She lost her family and her country and faces ongoing death threats, but Shirin Ebadi carries on with her fight for human rights because she sees a “mental revolution” developing in Iran today.

Despite any slight intellectual shift, however, human rights abuses at the hands of the Iranian government continue, and in recent years they have been extreme enough to prompt thirty-six organizations to send a joint letter to the United Nations. Last November the coalition called for the approval of a resolution that would prioritize the protection of human rights in Iran, citing shocking examples.  According to the letter, the first ten months of 2015 saw at least 830 uses of the death penalty in Iran. Meanwhile, activists, protesters, and journalists are still persecuted for standing up against unjust laws.

Dr. Ebadi is a human rights lawyer, activist and leader of one of the organizations that sent that letter.  Since 2003, when she became the first Muslim woman to win a Nobel Peace Prize, she has faced relentless attacks for her actions.  As one of the founders of the Tehran-based Defenders of Human Rights Center, Dr. Ebadi has banded together with other attorneys to defend those most vulnerable to harm at the hands of the government.  Especially in a country like Iran, however, she and her colleagues know that they fight an uphill battle.

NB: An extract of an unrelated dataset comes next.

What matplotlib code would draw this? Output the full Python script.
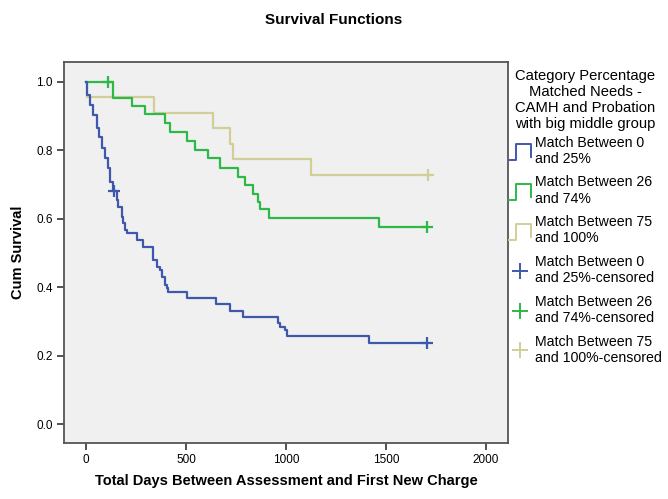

Ebadi’s latest book, Until We Are Free: My Fight for Human Rights in Iran, chronicles the past thirteen years of her life and her continuing work in the face of adversity.  She recently discussed the new memoir with Harvard’s Kennedy School of Government’s Ambassador Swanee Hunt at Parish Church in Cambridge.

“You have had your home wire-tapped, you have had death threats nailed to your door, you had your husband set up with a woman who stripped herself naked, and he had to call you and tell you he had been filmed with her while you were away, outside the country.  You couldn’t find him, you kept calling… and then he has to denounce you because of death threats to him,” recounted an awed Ambassador Hunt, asking Ebadi how she has found it in herself to continue standing up for others’ rights, even after how much she has personally lost.

» Watch Ebadi's entire conversation with Harvard Kennedy School's Swanee Hunt on WGBH Forum Network.

Ebadi said she does not regret devoting her life to her cause, in spite of the price she has paid.  Everything has its price, she claims, including democracy and freedom. To her, human rights for women, children, prisoners, and all of those denied their basic freedoms is worth any consequences she may face.

The high concentration of political power in the hands of the country’s president complicates Iran’s journey towards progressive reform.  Dr. Ebadi acknowledges the prominent presence of reformists in her home country, but she does not believe the radical changes these people hope to see will be possible as long as the president is resistant to them.  Still, with the intellectual revolution she predicts and a people now committed to nonviolence, her fight is not in vain.

When given the opportunity to ask Dr. Ebadi questions following the discussion, one audience member stepped up to the microphone and gave a message he had waited thirteen years to communicate.  In Farsi and then in English, he thanked Dr. Ebadi.

“You were my role model, and I believed in you so much that I decided to go to law school… I want to thank you, I want to see if I can hug you on behalf of all Iranians.”

The two embraced on the small stage, to applause from the audience in Parish Church. Perhaps with the help of young students like these, Ebadi can finally begin to see hope within reach.